渋谷、道玄坂、大崎五反田 さらに南になります。
赤城神社 新宿区赤城元町の神社。江戸時代、徳川幕府が江戸大社の一つで、牛込の鎮守として信仰を集めた。
ブラッシュ ブラシのこと。はけ。獣毛や合成樹脂などを植え込んだ、ごみを払ったり物を塗ったりする道具。
柳行李 コリヤナギの枝の皮をはいで干したものを麻糸で編んで作った収納用の箱。
肴町 現在の神楽坂5丁目
電車路 大久保通りのこと。路面電車(チンチン電車)が走っていました。
白布 白いぬの。白いきれ。
切り抜き 「切り抜き絵」「切り抜き細工」。物の形を切り抜いてとるように描かいた絵や印刷物。
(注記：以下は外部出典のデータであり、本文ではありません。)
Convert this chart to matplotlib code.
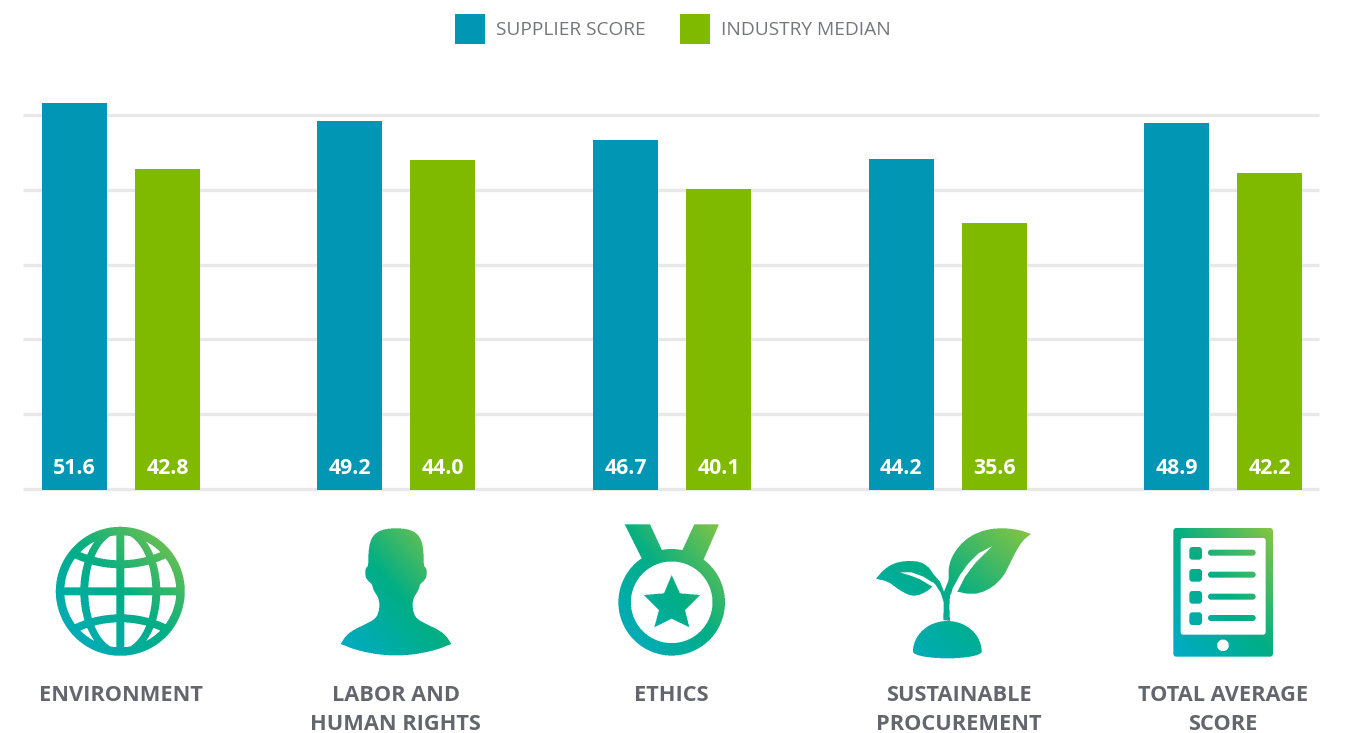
import matplotlib
matplotlib.use('Agg')
import matplotlib.pyplot as plt
import numpy as np
from matplotlib.colors import LinearSegmentedColormap
from matplotlib.path import Path

W, H = 1347, 733

categories = ['ENVIRONMENT', 'LABOR AND\nHUMAN RIGHTS', 'ETHICS', 'SUSTAINABLE\nPROCUREMENT', 'TOTAL AVERAGE\nSCORE']
supplier = [51.6, 49.2, 46.7, 44.2, 48.9]
median = [42.8, 44.0, 40.1, 35.6, 42.2]
grid_ticks = [0, 10, 20, 30, 40, 50]
label_x = [120.5, 395.5, 671, 958.5, 1223]

TEAL = '#0096B4'
GREEN = '#7FBA00'
GREY = '#64666E'
plt.rcParams['font.family'] = ['Open Sans', 'DejaVu Sans']

grad = LinearSegmentedColormap.from_list('g', ['#00ABCB', '#00AE85', '#8CC63F'])


def chaikin(pts, n=2):
    p = np.array(pts, float)
    for _ in range(n):
        q = np.roll(p, -1, axis=0)
        p = np.column_stack([0.75 * p + 0.25 * q, 0.25 * p + 0.75 * q]).reshape(-1, 2)
    return p


def poly(X, Y, pts, ox, oy, smooth=0):
    p = np.array(pts, float)
    p = np.column_stack([ox + p[:, 0] / 3, oy + p[:, 1] / 3])
    if smooth:
        p = chaikin(p, smooth)
    m = Path(p).contains_points(np.column_stack([X.ravel(), Y.ravel()]))
    return m.reshape(X.shape)


def rrect(X, Y, x0, y0, x1, y1, r):
    cx, cy = (x0 + x1) / 2, (y0 + y1) / 2
    dx = np.abs(X - cx) - (x1 - x0) / 2 + r
    dy = np.abs(Y - cy) - (y1 - y0) / 2 + r
    return np.hypot(np.maximum(dx, 0), np.maximum(dy, 0)) + np.minimum(np.maximum(dx, dy), 0) <= r


def globe(X, Y):
    cx, cy = 120.3, 591.3
    dx, dy = X - cx, Y - cy
    r = np.hypot(dx, dy)
    inside = r <= 64.5
    ring = inside & (r >= 56)
    lines = (np.abs(dx) <= 4) | (np.abs(dy) <= 4)
    ell = ((dx / 40) ** 2 + (dy / 65) ** 2 <= 1) & ((dx / 32) ** 2 + (dy / 58) ** 2 >= 1)
    d = np.hypot(dx, np.abs(dy) - 132)
    arcs = (d >= 101) & (d <= 109)
    return ring | (inside & (lines | ell | arcs))


def person(X, Y):
    half = [(0, 54), (40, 58), (65, 72), (78, 95), (83, 130), (83, 168), (92, 175), (92, 200), (84, 213),
            (72, 222), (68, 240), (50, 268), (50, 300), (60, 325), (90, 342), (125, 358), (150, 376),
            (166, 402), (166, 402), (120, 420), (60, 433), (0, 437)]
    right = [(1098 + a, b) for a, b in half]
    left = [(1098 - a, b) for a, b in half[::-1][1:-1]]
    return poly(X, Y, right + left, 30, 510, smooth=2)


def medal(X, Y):
    cx, cy = 671.7, 602.3
    r = np.hypot(X - cx, Y - cy)
    strap1 = poly(X, Y, [(104, 43), (180, 43), (225, 140), (160, 155)], 590, 510)
    strap2 = poly(X, Y, [(313, 43), (387, 43), (338, 155), (268, 140)], 590, 510)
    star = poly(X, Y, [(245, 195), (270, 250), (330, 255), (285, 300), (298, 352),
                       (245, 326), (193, 352), (207, 300), (162, 255), (222, 250)], 590, 510)
    return (r <= 53.3) & (r >= 40.8) | ((strap1 | strap2) & (r >= 40.8)) | star


def plant(X, Y):
    big = poly(X, Y, [(483, 42), (483, 42), (450, 30), (400, 24), (350, 28), (300, 48), (265, 80), (243, 115),
                      (235, 150), (237, 178), (228, 200), (228, 222), (250, 222), (262, 214), (290, 222),
                      (330, 220), (370, 200), (400, 170), (420, 130), (440, 90), (460, 60)], 870, 520, smooth=1)
    vein = poly(X, Y, [(368, 78), (325, 100), (295, 130), (270, 165), (248, 205), (240, 235), (262, 216),
                       (285, 170), (315, 130), (345, 100)], 870, 520)
    stem = poly(X, Y, [(222, 215), (220, 300), (240, 303), (238, 260), (240, 228), (248, 205), (237, 178),
                       (228, 200)], 870, 520)
    small = poly(X, Y, [(18, 176), (18, 176), (40, 150), (70, 130), (110, 122), (150, 125), (175, 140), (190, 165),
                        (187, 200), (187, 200), (170, 215), (140, 228), (115, 225), (85, 208), (55, 185)],
                 870, 520, smooth=1)
    streak = poly(X, Y, [(90, 157), (125, 157), (160, 170), (195, 192), (187, 200), (150, 178), (125, 168)], 870, 520)
    branch = poly(X, Y, [(175, 140), (190, 162), (210, 185), (222, 215), (222, 250), (212, 218), (195, 192),
                         (175, 175)], 870, 520)
    ex, ey = 870 + 232 / 3, 520 + 395 / 3
    up = ((X - ex) / (103 / 3)) ** 2 + ((Y - ey) / (92 / 3)) ** 2 <= 1
    low = ((X - ex) / (103 / 3)) ** 2 + ((Y - ey) / (20 / 3)) ** 2 <= 1
    dome = (up & (Y <= ey)) | (low & (Y > ey))
    return ((big | small | branch) & ~(vein | streak)) | stem | dome


def tablet(X, Y):
    def z(a, b):
        return 1100 + a / 3, 510 + b / 3
    x0, y0 = z(220, 54)
    x1, y1 = z(519, 440)
    m = rrect(X, Y, x0, y0, x1, y1, 3)
    sx0, sy0 = z(242, 84)
    sx1, sy1 = z(497, 374)
    m &= ~rrect(X, Y, sx0, sy0, sx1, sy1, 2.5)
    bx, by = z(369, 406)
    m &= np.hypot(X - bx, Y - by) > 5.8
    for top in [111, 177, 243, 307]:
        a0, b0 = z(268, top)
        a1, b1 = z(306, top + 38)
        m |= rrect(X, Y, a0, b0, a1, b1, 3)
        a0, b0 = z(324, top + 8)
        a1, b1 = z(467, top + 26)
        m |= rrect(X, Y, a0, b0, a1, b1, 3)
    return m


icons = [(globe, 55, 526, 186, 657), (person, 340, 526, 452, 657), (medal, 617, 523, 727, 657),
         (plant, 875, 526, 1033, 660), (tablet, 1172, 527, 1275, 658)]

fig = plt.figure(figsize=(W / 100, H / 100), dpi=100, facecolor='white')

# main axes: zero sits at y=488.7 px, 7.47 px per unit
x_unit = 275.55
zero_y = 488.7
y_top = 60
ax = fig.add_axes([23 / W, 1 - zero_y / H, (1319 - 23) / W, (zero_y - y_top) / H])
ax.set_xlim((23 - 120.9) / x_unit, (1319 - 120.9) / x_unit)
ax.set_ylim(0, (zero_y - y_top) / 7.47)
ax.patch.set_alpha(0)
for s in ax.spines.values():
    s.set_visible(False)
ax.set_xticks([])
ax.set_yticks(grid_ticks)
ax.tick_params(left=False, labelleft=False)
ax.grid(axis='y', color='#E8E8E8', lw=2.4, solid_capstyle='butt')
for l in ax.get_ygridlines():
    l.set_clip_on(False)
ax.set_axisbelow(True)

xs = np.arange(len(categories))
off = 46.5 / x_unit
bw = 65 / x_unit
b1 = ax.bar(xs - off, np.array(supplier) + 0.2, bw, bottom=-0.2, color=TEAL, clip_on=False, label='SUPPLIER SCORE')
b2 = ax.bar(xs + off, np.array(median) + 0.2, bw, bottom=-0.2, color=GREEN, clip_on=False, label='INDUSTRY MEDIAN')

for i in range(len(categories)):
    ax.text(xs[i] - off, 1.95, '%.1f' % supplier[i], color='white', ha='center', va='baseline', fontsize=15.3, fontweight='bold')
    ax.text(xs[i] + off, 1.95, '%.1f' % median[i], color='white', ha='center', va='baseline', fontsize=15.3, fontweight='bold')

leg = fig.legend(handles=[b1, b2], ncols=2, frameon=False, loc='upper left', bbox_to_anchor=(455 / W, 1 - 14 / H),
                 fontsize=13.8, labelcolor='#75777E', handlelength=1.565, handleheight=2.03,
                 borderpad=0, borderaxespad=0, handletextpad=0.57, columnspacing=1.8, labelspacing=0)

# overlay in image pixels for the icons and category names
over = fig.add_axes([0, 0, 1, 1])
over.set_xlim(0, W)
over.set_ylim(H, 0)
over.axis('off')
over.patch.set_alpha(0)

ss = 3
for fn, x0, y0, x1, y1 in icons:
    xx = x0 + (np.arange((x1 - x0) * ss) + 0.5) / ss
    yy = y0 + (np.arange((y1 - y0) * ss) + 0.5) / ss
    X, Y = np.meshgrid(xx, yy)
    mask = fn(X, Y).astype(float)
    alpha = mask.reshape(y1 - y0, ss, x1 - x0, ss).mean(axis=(1, 3))
    t = ((X[ss // 2::ss, ss // 2::ss] - x0) / (x1 - x0) + (y1 - Y[ss // 2::ss, ss // 2::ss]) / (y1 - y0)) / 2
    rgba = grad(t)
    rgba[..., 3] = alpha
    over.imshow(rgba, extent=(x0, x1, y1, y0), interpolation='nearest', aspect='auto', zorder=3)
over.set_xlim(0, W)
over.set_ylim(H, 0)

for cat, x in zip(categories, label_x):
    for j, line in enumerate(cat.split('\n')):
        over.text(x, 701 + 29 * j, line, ha='center', va='baseline', color=GREY, fontsize=15.7, fontweight='bold')

fig.savefig('out.png', dpi=100, facecolor='white')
メリヤス ポルトガル語のmeias(靴下)から。機械編みによる薄地の編物全般。
風船ホオズキ このホオズキの実から中身を取り代わりに実に空気を入れると、風船様になる。
南京豆 ピーナッツのこと
半衿 装飾を兼ねたり汚れを防ぐ目的で襦袢などの襟の上に縫いつけた替え襟。
鉗 かなばさみ。金鋏。金鉗。金属の薄板を切る鋏。
さびない針 現在ならばプラスチック製。当時はアルミ製か、日本に入ってきたばかりのステンレス製。おそらくステンレス製でしょう。
口絵 図書の巻頭に入れる絵や図の類。和書では標題紙の次に、洋書では標題紙の対向面に入れるのが一般的。
音譜 ①レコード盤。日本で作られはじめた明治末ころの呼び方。②楽曲を一定の記号で書き表したもの。楽譜。
メモリー 記憶術でしょうか。
マッチペーパー マッチ箱を収集したもの。この頃マッチペーパー(マッチのラベル)の収集が流行した。
反物 和服・帯・夜具などの一枚分に仕上げた布。
肺量器 肺の換気機能を検査する装置。主に肺活量を測定。
マーク 記号。レッテルでしょうか。